At their Jordan Hall concert this Sunday, November 12, the Juilliard String Quartet will perform the Boston Premiere of Argentinian composer Ezequiel Vinao's String Quartet No. 2 (The Loss and the Silenece). Below is a description of String Quartet No. 2 from the press release on the work's World Premiere at the Juilliard School on October 20:
"Ezequiel Viñao’s second string quartet is a synthesis of the composer’s work to date. It incorporates the four main threads that run, to a greater or lesser degree, through all of his music: the structural use of rhythmic cycles; the unfolding of long melismae (spun mainly from Mozarabic chant); the concert of re-interpretation, and an interest in Medieval thought and traditions.
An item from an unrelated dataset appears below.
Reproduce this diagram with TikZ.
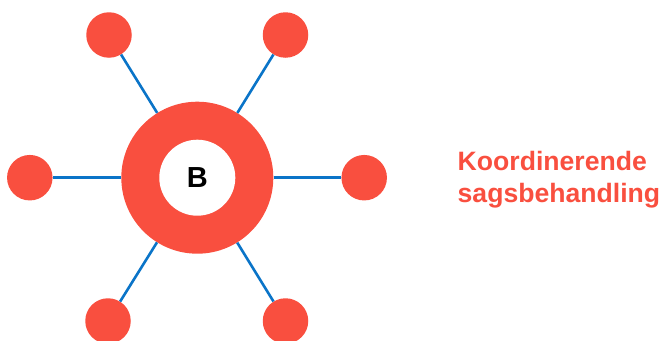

The work opens with a sonata-type form. The Loss and the Silence - Tolkien’s phrase - was originally the title of the second movement. In Tolkien’s story, an immortal ageless maiden chooses mortality in order to be with the mortal man she loves. After many years of dwelling together in bliss, the man, at last, feels that his life draws to an end. She is overborne by grief and a keen sense of the mortality that she has taken upon her. The story’s substance relates to the early Christian symbols of "Mortality" and "Fall." "Mortality," understood as "the gift of the One to Men," and "Fall," as the result of a rebellion against this gift, leading to a desire for power and the corrupted use of man’s inner talents with the "object of bull-dozing the real world, of coercing other wills."
The third movement is a deconstructed dance form. The fourth movement begins with a reference to the sound world of the previous movement as an introduction to a perpetual motion process built around a rhythmic cycle. In a brief fifth movement, an epilogue to the piece, echoes of the second movement are heard."